3) Is this circuit able to guarantee a temperature resolution of 1°C?

Thanks,

Riccardo

  • Riccardo,

    This question requires a bit of analysis, but I'll just answer the questions in the order they're asked.

    1. No, the common-mode voltage is not a problem for the ADC. The absolute inputs for the ADC range from GND to VDD. Any voltage within the supply should be ok as long as the measurement is within the full-scale range.

    2. This type of RC differential and common-mode filtering is common for differential ADC measurements. For this device, I would start with 1kΩ series resistance and then select a differential bandwidth that is about 10x of the data rate. Then select a common-mode bandwidth of 20x of the differential bandwidth.

    3. I'm unsure if this would guarantee accuracy, but it depends on what variables you are able to control. Let's just do some basic analysis to show what I mean. First, the ADS1014 has an LSB size of 125uV in the smallest FSR setting. The typical offset is probably about 25uV. You could probably use 5x of this for a max (which would be about 1LSB for this FSR setting). For the RTD measurement, if you calculate the output of the bridge, you get a voltage of 245uV/°C. That means each °C will be resolved by less than two LSBs. There will be errors from the bridge that you construct based on the tolderance of the resistors. If you assume 0.1% resistors, a single resistor error would be about 64uV of error, which would be about half an LSB.

    Additionally, there would be error from the RTD itself depending on its tolerance. If you used a class C RTD, then then the nomimal error is 0.24Ω at 0°C, which translates to 0.6°C error. This gets larger as the temperature changes. As the temperature changes, this gets larger. Using a class B RTD would reduce this error in half.

    There may be some gain error for the ADS1014 and from the accuracy from the 3.3V supply, but because the signal is relatively small I think the error contribution would be marginal.

    Just in case you need it, below is an application note on the use of RTDs. It doesn't describe a topologies with a bridge or even voltage excitation, but it does have some basic explanations on RTD circuits.

    http://www.ti.com/lit/an/sbaa275/sbaa275.pdf

    Joseph Wu

  • Hello Joseph,

    thanks a lot for the detailed explanation.

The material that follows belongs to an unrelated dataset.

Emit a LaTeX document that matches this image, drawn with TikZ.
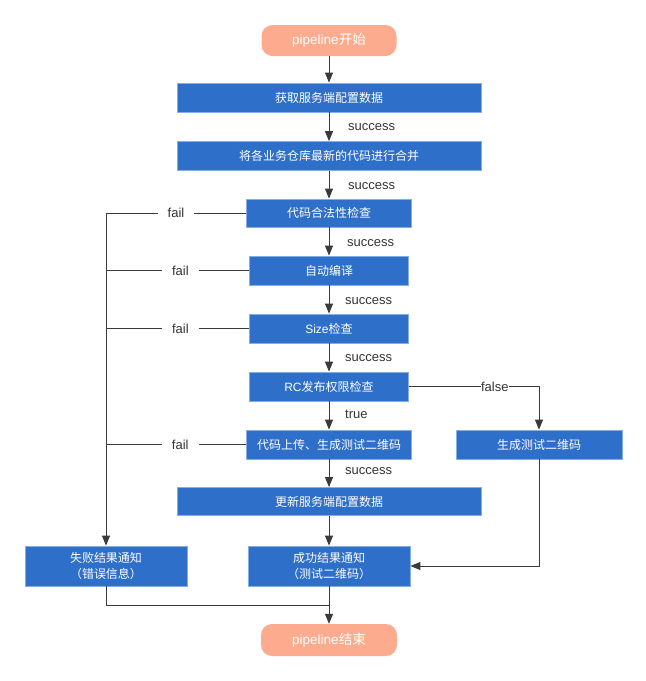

    As per your suggestion I sized the RC filter like this:

    • Ra=Rb=1k
    • Data rate= 128 sps
    • fdiff=1.3kHz, fcm=26kHz
    • Cdiff=56 nF, Ccm=5.6nF

    Thanks for the application note that you linked: I already read this document, in fact my first choice was to implement a circuit using 2-wire RTD + ADS112C04 (delta sigma ADC with integrated IDAC generator): to my understanding this implementation would guarantee accuracy better than 0.5°C.

    But since I don't need such accuracy, I was looking for a cheaper solution (e.g. bridge topology).

    Could you suggest me an alternative circuit that is more suitable to my application?

    Regards,

    Riccardo

  • Riccardo,


    I put together something a little different that what you had put together. It uses a voltage excitation in a stack of resistors. I'll show it, explain how it works, some potential error sources, and you can see if this is something you could use.

    First here's a basic schematic:

    There are 3 resistors, which includes the PT100. First, there's the PT100 that varies from about 104Ω to about 119Ω in the range that you care about (10°C to 50°C). There's a precision 100Ω resistor. This is basically the reference resistor that we compare the PT100 measurement against. Then theres a 1.5kΩ resistor that we use to take up some of the voltage from the supply. By using this, we can keep the 100Ω resistor measurement and the PT100 measurement under the ±0.256V FSR. I would note that this setup uses a bit more current, but the change in the PT100 voltage is now almost 28mV, which is a bit larger to see.

    I then constructed an excel spreadsheet to show what voltage you would get across each resistive element.

    This would give you the following voltages across the resistor and the PT00:

    You can see that the 100Ω resistor voltage doesn't change much (about 14 codes through the range of 10°C to 50°C), but the PT100 voltage has a much larger change. It changes over 200 codes over this temperature range. This is basically a resolution of about 0.2° per code.

    To get the PT100 resistance, we measure the 100Ω resistor, then measure the PT100, and get both ADC codes. If the 100Ω resistor is precise. Then we can use this equation:

    PT100 resistance = 100Ω * (PT100 measurement/100Ω measurement)

    There's a couple of advantages to this setup. First, we only need the ration between the two codes. We don't have to convert to voltage. Note that the measurment is precise as the accuracy of the resistor (you'll want a resistance that's 0.1% or better). Second, the supply voltage doesn't need to be precise. If the voltage is higher than expected, the two measurements will be higher by the same percentage. This error falls out in the ratio. Next, because the device uses a multiplexer, the gain error from channel to channel will track.

    Looking at the schematic, I keep the differential filtering but removed the common-mode filtering. In this because of the setup, I'm not sure there's a way to duplicate the common-mode filtering for both channels. I would also note that the series 1kΩ resistance might cause some gain error because the input impedance is low for this device in that range (about 710kΩ - I'd forgotten it was this low in this range). I would note that this gain error would also likely track for both measurements. However, just to be safe you might want to lower the resistace even further.

    I'll attach the excel file to this post. You can review it and play with the numbers.

    Joseph Wu

    PT100.xlsx

  • Hello Joseph,

    thank you for the suggestion, I will definitely look into it.